God created mankind with intellect, emotions, and volition (a free will). Adam and Eve were created with the ability to exercise their will through choices. They were not created with false intelligence, without emotions, and programmed to behave a certain way. They were not created as animals with instinctual behavior. Human beings could think, reason, and choose their course of action accordingly. The possibility of the entrance of evil into the human experience was a consequence of our being created as free moral agents. Had we been created without a free will, without emotions, and programmed with false intelligence, perhaps sin could have been avoided.

Why didn’t God destroy His creation as soon as sin entered the picture? Like most why questions, that is difficult to answer, for who can comprehend the infinite mind of the Creator? Clearly, He doesn’t operate on our time scale. Perhaps He is allowing evil to run its course in order to destroy it once and for all. And He will destroy it, as recorded in Revelation 20:7–15. The last two chapters of the Bible, Revelation 21 and 22, describe life without sin.

A good answer to the issue of reconciling a loving and omnipotent God with the existence of evil in mankind is that God created human beings with a free will, yet without sin. Inherent in having a free will is the possibilityofrebellionagainst the loving Creator. Adam and Eve eventually chose to rebel, and they fell into sin as a just punishment for their decision to disobey God.

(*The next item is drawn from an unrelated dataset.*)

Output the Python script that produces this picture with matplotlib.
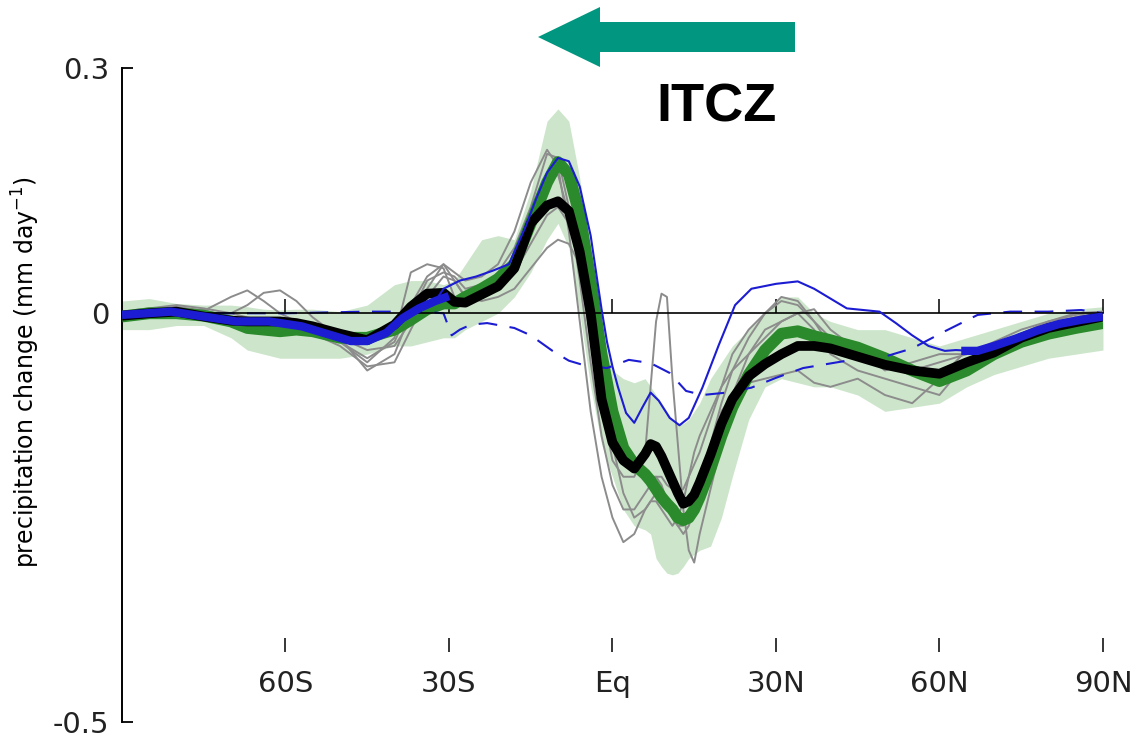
import matplotlib
matplotlib.use("Agg")
import matplotlib.pyplot as plt
from matplotlib.patches import FancyArrow

plt.rcParams["axes.unicode_minus"] = False

# latitude grid shared by the model members, the ensemble mean and the spread band
lat = [-90, -85, -80, -75, -70, -67, -64, -61, -58, -55, -50, -45, -40, -37, -34,
       -31, -29, -27, -24, -21, -18, -15, -12, -10, -8, -6, -4, -2, 0, 2,
       4, 6, 7, 8, 9, 10, 11, 12, 13, 14, 15, 16, 18, 20, 22,
       25, 28, 31, 34, 37, 40, 45, 50, 55, 60, 65, 70, 75, 80, 85, 90]

# individual models (grey)
model_1 = [0.0, 0.005, 0.008, 0.003, 0.02, 0.028, 0.015, 0.0, -0.01, -0.02, -0.035, -0.06, -0.03, 0.05, 0.06,
           0.055, 0.02, 0.015, 0.03, 0.05, 0.08, 0.13, 0.195, 0.19, 0.13, 0.04, -0.06, -0.15, -0.21, -0.24,
           -0.24, -0.22, -0.21, -0.2, -0.2, -0.21, -0.215, -0.22, -0.215, -0.2, -0.185, -0.17, -0.13, -0.09, -0.05,
           -0.02, 0.0, 0.015, 0.01, -0.01, -0.03, -0.05, -0.06, -0.07, -0.06, -0.05, -0.035, -0.02, -0.01, 0.0, 0.002]
model_2 = [-0.002, 0.0, 0.0, -0.005, 0.0, 0.01, 0.025, 0.028, 0.015, -0.005, -0.03, -0.07, -0.05, 0.0, 0.04,
           0.05, 0.045, 0.03, 0.035, 0.04, 0.06, 0.11, 0.16, 0.17, 0.12, 0.05, -0.03, -0.11, -0.18, -0.2,
           -0.2, -0.17, -0.09, -0.01, 0.024, 0.02, -0.08, -0.16, -0.24, -0.29, -0.305, -0.27, -0.215, -0.16, -0.1,
           -0.05, -0.02, -0.01, 0.0, -0.02, -0.05, -0.07, -0.08, -0.09, -0.1, -0.06, -0.04, -0.03, -0.012, -0.005, 0.0]
model_3 = [0.0, 0.004, 0.006, 0.004, -0.005, -0.01, -0.012, -0.015, -0.02, -0.025, -0.04, -0.065, -0.06, -0.02, 0.02,
           0.045, 0.04, 0.02, 0.015, 0.02, 0.03, 0.055, 0.08, 0.09, 0.085, 0.06, 0.0, -0.08, -0.16, -0.22,
           -0.25, -0.24, -0.23, -0.22, -0.22, -0.23, -0.25, -0.26, -0.26, -0.25, -0.23, -0.21, -0.17, -0.12, -0.1,
           -0.085, -0.08, -0.075, -0.07, -0.085, -0.09, -0.08, -0.1, -0.11, -0.08, -0.045, -0.04, -0.03, -0.015, -0.005, 0.0]
model_4 = [-0.004, -0.002, 0.002, 0.0, -0.006, -0.008, -0.01, -0.012, -0.015, -0.02, -0.03, -0.045, -0.04, -0.01, 0.03,
           0.06, 0.05, 0.04, 0.045, 0.06, 0.1, 0.16, 0.2, 0.18, 0.1, -0.01, -0.12, -0.2, -0.25, -0.28,
           -0.27, -0.24, -0.23, -0.23, -0.24, -0.25, -0.26, -0.25, -0.23, -0.2, -0.17, -0.15, -0.12, -0.09, -0.07,
           -0.05, -0.03, -0.01, 0.0, 0.005, -0.02, -0.045, -0.07, -0.06, -0.05, -0.05, -0.04, -0.025, -0.01, -0.002, 0.002]
model_5 = [0.002, 0.006, 0.01, 0.006, 0.0, -0.005, -0.01, -0.01, -0.012, -0.02, -0.035, -0.055, -0.035, 0.01, 0.045,
           0.06, 0.04, 0.02, 0.02, 0.035, 0.05, 0.085, 0.12, 0.13, 0.11, 0.07, 0.01, -0.07, -0.13, -0.17,
           -0.19, -0.2, -0.2, -0.2, -0.21, -0.23, -0.25, -0.26, -0.27, -0.26, -0.24, -0.21, -0.16, -0.11, -0.07,
           -0.03, 0.0, 0.02, 0.015, -0.01, -0.04, -0.055, -0.065, -0.075, -0.07, -0.06, -0.05, -0.03, -0.015, -0.005, 0.0]
models = [model_1, model_2, model_3, model_4, model_5]

# multi-model mean and its spread
ens_mean = [-0.004, 0.0, 0.0, -0.003, -0.01, -0.018, -0.02, -0.022, -0.02, -0.022, -0.03, -0.03, -0.02, -0.008, 0.005,
            0.012, 0.012, 0.02, 0.03, 0.042, 0.06, 0.11, 0.16, 0.185, 0.17, 0.12, 0.04, -0.05, -0.12, -0.165,
            -0.185, -0.197, -0.205, -0.215, -0.225, -0.233, -0.24, -0.25, -0.253, -0.25, -0.24, -0.225, -0.19, -0.15, -0.115,
            -0.075, -0.045, -0.025, -0.022, -0.028, -0.033, -0.042, -0.055, -0.07, -0.083, -0.07, -0.05, -0.035, -0.025, -0.018, -0.012]
spread_hi = [0.015, 0.018, 0.012, 0.01, 0.01, 0.008, 0.005, 0.004, 0.005, 0.005, 0.002, 0.01, 0.035, 0.04, 0.04,
             0.035, 0.04, 0.06, 0.09, 0.095, 0.09, 0.15, 0.235, 0.25, 0.235, 0.165, 0.08, -0.02, -0.07, -0.08,
             -0.085, -0.08, -0.09, -0.1, -0.11, -0.12, -0.13, -0.135, -0.135, -0.13, -0.12, -0.11, -0.08, -0.06, -0.04,
             -0.02, 0.0, 0.02, 0.02, 0.0, -0.01, -0.02, -0.02, -0.03, -0.04, -0.03, -0.02, -0.01, 0.0, 0.005, 0.008]
spread_lo = [-0.02, -0.02, -0.015, -0.015, -0.03, -0.045, -0.05, -0.055, -0.055, -0.055, -0.055, -0.05, -0.04, -0.04, -0.035,
             -0.03, -0.03, -0.02, -0.01, 0.0, 0.02, 0.05, 0.09, 0.11, 0.08, 0.0, -0.09, -0.16, -0.2, -0.24,
             -0.26, -0.265, -0.27, -0.3, -0.31, -0.318, -0.32, -0.318, -0.31, -0.3, -0.295, -0.29, -0.285, -0.25, -0.2,
             -0.13, -0.09, -0.08, -0.085, -0.09, -0.09, -0.1, -0.12, -0.115, -0.11, -0.09, -0.075, -0.065, -0.055, -0.05, -0.045]

# observations (black)
obs = [-0.003, 0.0, 0.002, -0.004, -0.009, -0.01, -0.01, -0.01, -0.012, -0.016, -0.025, -0.033, -0.014, 0.008, 0.024,
       0.025, 0.014, 0.013, 0.023, 0.033, 0.055, 0.11, 0.132, 0.137, 0.125, 0.075, 0.0, -0.105, -0.158, -0.18,
       -0.19, -0.172, -0.16, -0.163, -0.175, -0.19, -0.205, -0.22, -0.233, -0.23, -0.222, -0.207, -0.173, -0.135, -0.105,
       -0.077, -0.062, -0.05, -0.04, -0.04, -0.043, -0.053, -0.063, -0.07, -0.074, -0.06, -0.048, -0.03, -0.018, -0.011, -0.004]

# single forced run (blue, thin in the tropics, thick poleward)
run_lat = [-33, -31, -28, -25, -22, -19, -16, -14, -12, -10, -8, -6, -4, -3, -2,
           -1, 0, 1, 2.5, 4, 5.5, 7, 8.5, 10.5, 12.3, 14, 16.5, 19.5, 22.5, 25.5,
           30, 34, 37, 40, 43, 46, 49, 52, 55, 58, 61, 63, 66]
run = [0.01, 0.03, 0.04, 0.045, 0.052, 0.06, 0.105, 0.14, 0.172, 0.19, 0.186, 0.155, 0.095, 0.05, 0.005,
       -0.035, -0.065, -0.09, -0.122, -0.134, -0.115, -0.097, -0.107, -0.128, -0.137, -0.128, -0.091, -0.039, 0.01, 0.03,
       0.036, 0.039, 0.03, 0.018, 0.006, 0.004, 0.002, -0.012, -0.027, -0.04, -0.046, -0.045, -0.046]
run_lat_south = [-90, -81, -75, -69, -63, -57, -51, -48, -45, -41.5, -38.5, -35.5, -32.5, -30]
run_south = [-0.002, 0.002, -0.004, -0.01, -0.01, -0.016, -0.028, -0.034, -0.034, -0.024, -0.006, 0.006, 0.015, 0.021]
run_lat_north = [64, 67, 70, 74, 78, 82, 86, 90]
run_north = [-0.046, -0.046, -0.04, -0.031, -0.021, -0.013, -0.008, -0.004]

# second forced run (blue dashed)
run2_lat = [-90, -75, -60, -45, -35, -31, -29.5, -28, -26, -23, -18, -15, -11, -8, -5,
            -1, 3, 7, 10.5, 13.5, 16.5, 21, 25.5, 30, 35, 43, 49, 55, 61, 67,
            73, 80, 86, 90]
run2 = [0.0, 0.0, 0.0, 0.002, 0.002, 0.0, -0.027, -0.02, -0.014, -0.012, -0.018, -0.027, -0.046, -0.058, -0.064,
        -0.067, -0.057, -0.061, -0.073, -0.095, -0.1, -0.097, -0.091, -0.079, -0.067, -0.058, -0.055, -0.043, -0.022, -0.002,
        0.002, 0.002, 0.004, 0.0]

xticks = [-60, -30, 0, 30, 60, 90]
xticklabels = ["60S", "30S", "Eq", "30N", "60N", "90N"]
yticks = [-0.5, 0, 0.3]
yticklabels = ["-0.5", "0", "0.3"]

blue = "#1c1cd2"
green = "#2b8a2b"

fig = plt.figure(figsize=(11.42, 7.38), dpi=100)
ax = fig.add_axes([0.1068, 0.0217, 0.8590, 0.8861])

ax.fill_between(lat, spread_lo, spread_hi, color="#cde6cb", lw=0, zorder=1)
for m in models:
    ax.plot(lat, m, color="#8c8c8c", lw=1.4, zorder=2)
ax.plot(lat, ens_mean, color=green, lw=8.5, solid_capstyle="butt", zorder=3)
ax.plot(run2_lat, run2, color=blue, lw=1.5, ls=(0, (9, 6)), zorder=4)
ax.plot(lat, obs, color="black", lw=7, solid_capstyle="butt", zorder=5)
ax.plot(run_lat_south, run_south, color=blue, lw=6, solid_capstyle="butt", zorder=6)
ax.plot(run_lat_north, run_north, color=blue, lw=6, solid_capstyle="butt", zorder=6)
ax.plot(run_lat, run, color=blue, lw=1.5, zorder=7)

ax.set_xlim(-90, 90)
ax.set_ylim(-0.5, 0.3)

# zero line carries upward ticks; bottom ticks float above the labels
ax.spines["top"].set_position(("data", 0))
ax.spines["top"].set_linewidth(1.2)
ax.spines["top"].set_zorder(4.5)
ax.spines["bottom"].set_position(("data", -0.397))
ax.spines["bottom"].set_visible(False)
ax.spines["right"].set_visible(False)
ax.spines["left"].set_linewidth(1.4)

ax.set_xticks(xticks)
ax.set_xticklabels(xticklabels)
ax.xaxis.set_ticks_position("both")
ax.tick_params(axis="x", direction="out", length=10, width=1.1, pad=13,
               labelsize=21, labelcolor="#222222", top=True, labeltop=False)
ax.set_yticks(yticks)
ax.set_yticklabels(yticklabels)
ax.tick_params(axis="y", direction="in", length=8, width=1.3, pad=9,
               labelsize=21, labelcolor="#222222")

ax.set_ylabel("precipitation change (mm day$^{-1}$)", fontsize=17)
ax.yaxis.set_label_coords(-0.082, 0.535)

# ITCZ shift arrow and label
fig.patches.append(FancyArrow(7.95, 7.01, -2.57, 0, width=0.30, head_width=0.60,
                              head_length=0.62, length_includes_head=True,
                              color="#00967f", lw=0, transform=fig.dpi_scale_trans))
fig.text(7.16 / 11.42, (7.38 - 1.08) / 7.38, "ITCZ", fontsize=39, fontweight="bold",
         family="Liberation Sans", ha="center", va="center")

fig.savefig("out.png", dpi=100)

Though Adam and Eve were created with innocence, they chose sin, and sin became part of their nature. That sin nature has been procreatively passed on to every one of their descendants, as is revealed in Romans 5:19, “…by one man’s disobedience many were made sinners,….” Sin has existed in the human experience ever since Adam and Eve fell, hence the overwhelming magnitude of pain and suffering. But God will eventually destroy it.